**Information shown**:
• • •

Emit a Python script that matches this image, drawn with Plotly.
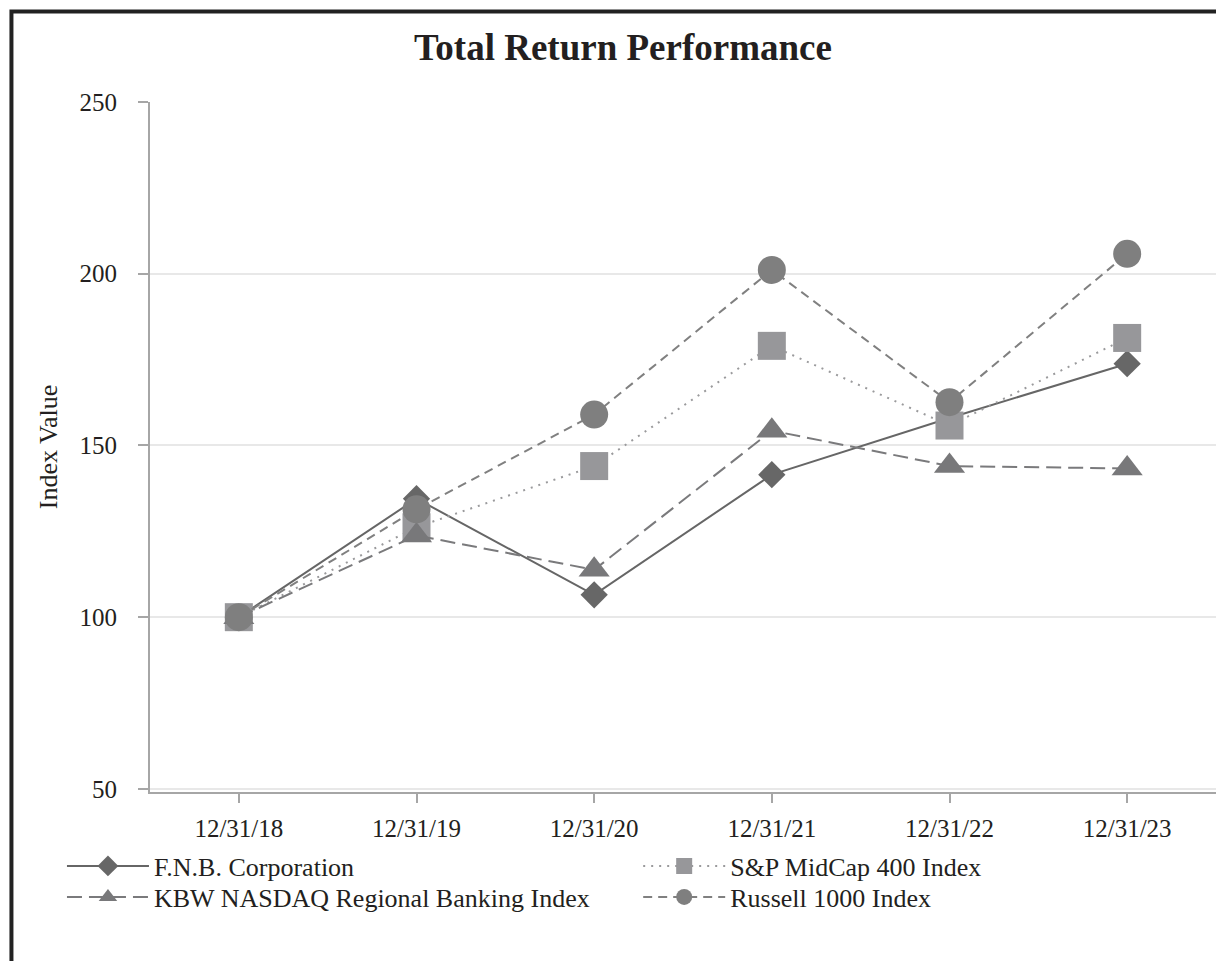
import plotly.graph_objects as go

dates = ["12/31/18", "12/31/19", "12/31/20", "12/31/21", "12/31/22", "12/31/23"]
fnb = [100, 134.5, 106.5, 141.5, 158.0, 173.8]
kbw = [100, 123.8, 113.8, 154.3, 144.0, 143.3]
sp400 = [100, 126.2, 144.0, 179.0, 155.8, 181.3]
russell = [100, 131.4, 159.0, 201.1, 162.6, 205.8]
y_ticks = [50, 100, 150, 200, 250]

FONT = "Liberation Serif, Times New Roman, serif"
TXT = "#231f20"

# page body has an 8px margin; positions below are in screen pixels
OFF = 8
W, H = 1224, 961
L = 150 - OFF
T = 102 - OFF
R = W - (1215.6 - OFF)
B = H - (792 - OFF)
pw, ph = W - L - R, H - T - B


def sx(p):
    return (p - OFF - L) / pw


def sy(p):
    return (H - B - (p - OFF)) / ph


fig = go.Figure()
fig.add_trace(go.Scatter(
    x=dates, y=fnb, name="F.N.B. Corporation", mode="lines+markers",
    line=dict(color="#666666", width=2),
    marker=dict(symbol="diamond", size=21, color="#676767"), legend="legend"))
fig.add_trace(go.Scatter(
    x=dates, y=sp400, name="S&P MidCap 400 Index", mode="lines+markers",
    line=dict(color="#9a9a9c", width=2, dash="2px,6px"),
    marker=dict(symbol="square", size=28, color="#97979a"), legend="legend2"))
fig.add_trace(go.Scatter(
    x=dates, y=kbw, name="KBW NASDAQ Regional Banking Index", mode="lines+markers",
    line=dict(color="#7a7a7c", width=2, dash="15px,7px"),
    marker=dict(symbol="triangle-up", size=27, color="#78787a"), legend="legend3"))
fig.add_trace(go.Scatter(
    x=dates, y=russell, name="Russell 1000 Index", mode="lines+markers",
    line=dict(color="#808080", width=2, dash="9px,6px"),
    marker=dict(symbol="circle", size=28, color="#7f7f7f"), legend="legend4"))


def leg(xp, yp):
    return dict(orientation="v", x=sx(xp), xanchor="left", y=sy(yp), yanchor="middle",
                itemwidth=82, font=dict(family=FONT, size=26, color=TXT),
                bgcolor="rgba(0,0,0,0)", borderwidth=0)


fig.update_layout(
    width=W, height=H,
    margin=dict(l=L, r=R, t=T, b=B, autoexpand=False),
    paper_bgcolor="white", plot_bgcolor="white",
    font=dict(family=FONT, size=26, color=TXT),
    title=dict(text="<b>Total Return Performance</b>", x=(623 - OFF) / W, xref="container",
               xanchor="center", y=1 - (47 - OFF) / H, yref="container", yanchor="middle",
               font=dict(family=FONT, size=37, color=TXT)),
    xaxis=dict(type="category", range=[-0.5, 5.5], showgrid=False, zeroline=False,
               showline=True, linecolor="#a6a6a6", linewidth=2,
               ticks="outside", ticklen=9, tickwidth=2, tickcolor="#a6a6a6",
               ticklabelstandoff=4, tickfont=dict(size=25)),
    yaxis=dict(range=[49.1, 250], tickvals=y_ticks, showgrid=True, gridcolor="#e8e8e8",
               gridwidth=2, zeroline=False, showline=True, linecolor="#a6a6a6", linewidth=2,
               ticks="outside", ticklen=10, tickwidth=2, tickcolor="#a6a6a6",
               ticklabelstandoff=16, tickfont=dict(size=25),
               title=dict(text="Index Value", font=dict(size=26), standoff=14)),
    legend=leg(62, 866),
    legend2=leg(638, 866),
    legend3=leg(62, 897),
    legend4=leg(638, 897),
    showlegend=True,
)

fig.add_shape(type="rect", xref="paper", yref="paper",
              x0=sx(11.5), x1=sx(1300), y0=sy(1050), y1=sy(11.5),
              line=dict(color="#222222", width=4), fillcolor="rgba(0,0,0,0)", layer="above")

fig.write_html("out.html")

• • •

**The task**:
Exactly reproduce the run of lines from the start of the listing through the line with "import plotly.graph_objects as go", inclusive; pictures are not copied.

**Expected output**:
Emit a Python script that matches this image, drawn with Plotly.
import plotly.graph_objects as go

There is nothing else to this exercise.